:: Provided data ::
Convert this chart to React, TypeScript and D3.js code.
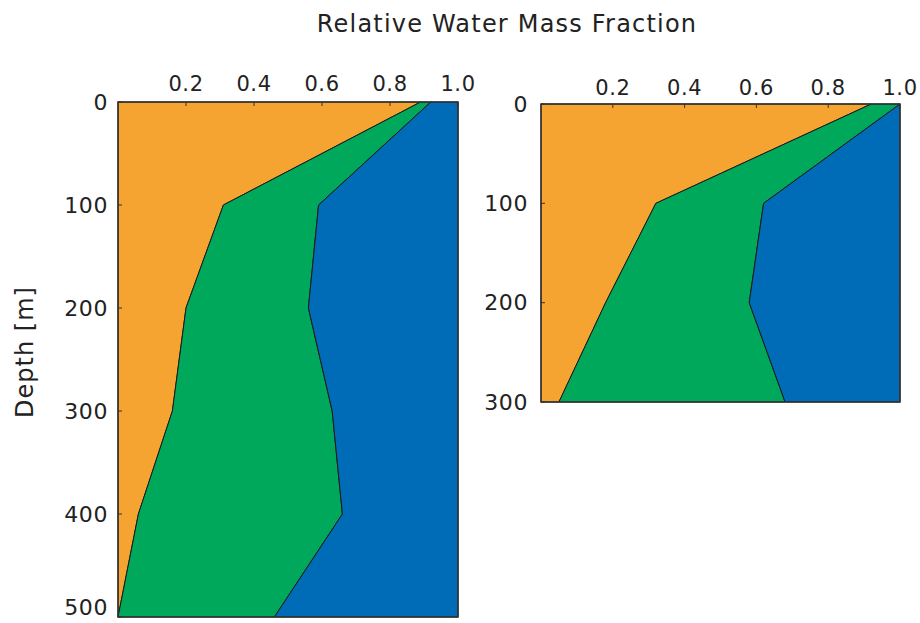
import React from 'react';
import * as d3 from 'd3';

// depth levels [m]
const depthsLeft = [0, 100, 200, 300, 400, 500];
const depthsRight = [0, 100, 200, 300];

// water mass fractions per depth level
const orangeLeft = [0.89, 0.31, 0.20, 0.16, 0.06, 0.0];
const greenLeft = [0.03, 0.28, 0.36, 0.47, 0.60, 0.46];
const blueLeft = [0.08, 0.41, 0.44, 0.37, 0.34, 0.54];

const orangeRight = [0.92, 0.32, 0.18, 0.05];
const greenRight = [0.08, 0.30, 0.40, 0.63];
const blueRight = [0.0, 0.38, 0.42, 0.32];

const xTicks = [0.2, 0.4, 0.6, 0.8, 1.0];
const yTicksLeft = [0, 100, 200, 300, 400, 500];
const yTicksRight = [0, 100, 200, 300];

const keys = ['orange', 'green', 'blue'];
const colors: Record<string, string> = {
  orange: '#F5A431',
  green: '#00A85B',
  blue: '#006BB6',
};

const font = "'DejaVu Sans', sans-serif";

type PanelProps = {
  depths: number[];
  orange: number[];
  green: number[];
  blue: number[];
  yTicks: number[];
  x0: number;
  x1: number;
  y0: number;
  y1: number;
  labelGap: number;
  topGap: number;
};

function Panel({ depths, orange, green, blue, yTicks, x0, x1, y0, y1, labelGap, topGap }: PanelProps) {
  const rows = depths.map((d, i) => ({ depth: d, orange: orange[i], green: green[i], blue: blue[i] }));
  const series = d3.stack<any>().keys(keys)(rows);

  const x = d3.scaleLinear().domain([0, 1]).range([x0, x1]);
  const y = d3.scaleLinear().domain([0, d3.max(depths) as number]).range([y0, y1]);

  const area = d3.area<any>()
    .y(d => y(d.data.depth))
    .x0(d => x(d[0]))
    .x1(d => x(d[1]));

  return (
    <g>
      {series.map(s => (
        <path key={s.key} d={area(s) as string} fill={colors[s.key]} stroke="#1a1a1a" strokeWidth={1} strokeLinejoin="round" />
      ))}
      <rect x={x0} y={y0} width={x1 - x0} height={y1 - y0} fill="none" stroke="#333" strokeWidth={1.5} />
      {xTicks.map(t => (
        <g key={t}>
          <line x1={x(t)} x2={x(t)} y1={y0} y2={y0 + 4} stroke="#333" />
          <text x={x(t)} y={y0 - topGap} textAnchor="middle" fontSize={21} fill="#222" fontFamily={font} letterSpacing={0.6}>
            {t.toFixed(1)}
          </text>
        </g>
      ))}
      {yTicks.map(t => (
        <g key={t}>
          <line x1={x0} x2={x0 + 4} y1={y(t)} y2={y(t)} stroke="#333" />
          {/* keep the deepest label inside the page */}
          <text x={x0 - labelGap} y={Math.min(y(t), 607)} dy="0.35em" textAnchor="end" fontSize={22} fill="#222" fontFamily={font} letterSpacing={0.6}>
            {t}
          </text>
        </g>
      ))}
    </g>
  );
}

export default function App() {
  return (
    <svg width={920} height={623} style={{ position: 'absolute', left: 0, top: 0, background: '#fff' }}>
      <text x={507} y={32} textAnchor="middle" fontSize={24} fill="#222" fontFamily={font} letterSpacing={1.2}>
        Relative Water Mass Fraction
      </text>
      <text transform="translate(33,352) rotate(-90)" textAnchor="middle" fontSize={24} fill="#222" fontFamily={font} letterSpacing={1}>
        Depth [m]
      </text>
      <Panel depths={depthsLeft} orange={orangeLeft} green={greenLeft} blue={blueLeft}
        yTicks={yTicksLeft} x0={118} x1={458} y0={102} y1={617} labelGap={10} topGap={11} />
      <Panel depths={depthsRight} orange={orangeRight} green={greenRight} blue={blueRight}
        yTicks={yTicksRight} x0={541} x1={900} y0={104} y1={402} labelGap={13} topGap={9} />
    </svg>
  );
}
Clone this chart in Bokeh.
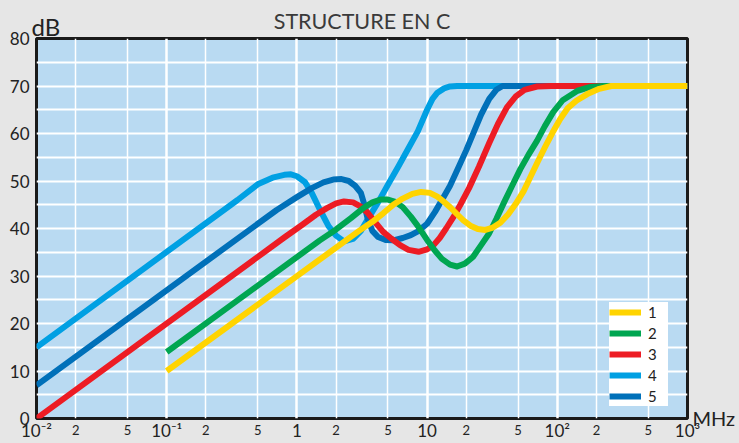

:: Given task ::
Copy the records word for word, leaving no picture in the copy.

:: Solution ::
Convert this chart to React, TypeScript and D3.js code.
import React from 'react';
import * as d3 from 'd3';

// depth levels [m]
const depthsLeft = [0, 100, 200, 300, 400, 500];
const depthsRight = [0, 100, 200, 300];

// water mass fractions per depth level
const orangeLeft = [0.89, 0.31, 0.20, 0.16, 0.06, 0.0];
const greenLeft = [0.03, 0.28, 0.36, 0.47, 0.60, 0.46];
const blueLeft = [0.08, 0.41, 0.44, 0.37, 0.34, 0.54];

const orangeRight = [0.92, 0.32, 0.18, 0.05];
const greenRight = [0.08, 0.30, 0.40, 0.63];
const blueRight = [0.0, 0.38, 0.42, 0.32];

const xTicks = [0.2, 0.4, 0.6, 0.8, 1.0];
const yTicksLeft = [0, 100, 200, 300, 400, 500];
const yTicksRight = [0, 100, 200, 300];

const keys = ['orange', 'green', 'blue'];
const colors: Record<string, string> = {
  orange: '#F5A431',
  green: '#00A85B',
  blue: '#006BB6',
};

const font = "'DejaVu Sans', sans-serif";

type PanelProps = {
  depths: number[];
  orange: number[];
  green: number[];
  blue: number[];
  yTicks: number[];
  x0: number;
  x1: number;
  y0: number;
  y1: number;
  labelGap: number;
  topGap: number;
};

function Panel({ depths, orange, green, blue, yTicks, x0, x1, y0, y1, labelGap, topGap }: PanelProps) {
  const rows = depths.map((d, i) => ({ depth: d, orange: orange[i], green: green[i], blue: blue[i] }));
  const series = d3.stack<any>().keys(keys)(rows);

  const x = d3.scaleLinear().domain([0, 1]).range([x0, x1]);
  const y = d3.scaleLinear().domain([0, d3.max(depths) as number]).range([y0, y1]);

  const area = d3.area<any>()
    .y(d => y(d.data.depth))
    .x0(d => x(d[0]))
    .x1(d => x(d[1]));

  return (
    <g>
      {series.map(s => (
        <path key={s.key} d={area(s) as string} fill={colors[s.key]} stroke="#1a1a1a" strokeWidth={1} strokeLinejoin="round" />
      ))}
      <rect x={x0} y={y0} width={x1 - x0} height={y1 - y0} fill="none" stroke="#333" strokeWidth={1.5} />
      {xTicks.map(t => (
        <g key={t}>
          <line x1={x(t)} x2={x(t)} y1={y0} y2={y0 + 4} stroke="#333" />
          <text x={x(t)} y={y0 - topGap} textAnchor="middle" fontSize={21} fill="#222" fontFamily={font} letterSpacing={0.6}>
            {t.toFixed(1)}
          </text>
        </g>
      ))}
      {yTicks.map(t => (
        <g key={t}>
          <line x1={x0} x2={x0 + 4} y1={y(t)} y2={y(t)} stroke="#333" />
          {/* keep the deepest label inside the page */}
          <text x={x0 - labelGap} y={Math.min(y(t), 607)} dy="0.35em" textAnchor="end" fontSize={22} fill="#222" fontFamily={font} letterSpacing={0.6}>
            {t}
          </text>
        </g>
      ))}
    </g>
  );
}

export default function App() {
  return (
    <svg width={920} height={623} style={{ position: 'absolute', left: 0, top: 0, background: '#fff' }}>
      <text x={507} y={32} textAnchor="middle" fontSize={24} fill="#222" fontFamily={font} letterSpacing={1.2}>
        Relative Water Mass Fraction
      </text>
      <text transform="translate(33,352) rotate(-90)" textAnchor="middle" fontSize={24} fill="#222" fontFamily={font} letterSpacing={1}>
        Depth [m]
      </text>
      <Panel depths={depthsLeft} orange={orangeLeft} green={greenLeft} blue={blueLeft}
        yTicks={yTicksLeft} x0={118} x1={458} y0={102} y1={617} labelGap={10} topGap={11} />
      <Panel depths={depthsRight} orange={orangeRight} green={greenRight} blue={blueRight}
        yTicks={yTicksRight} x0={541} x1={900} y0={104} y1={402} labelGap={13} topGap={9} />
    </svg>
  );
}
Clone this chart in Bokeh.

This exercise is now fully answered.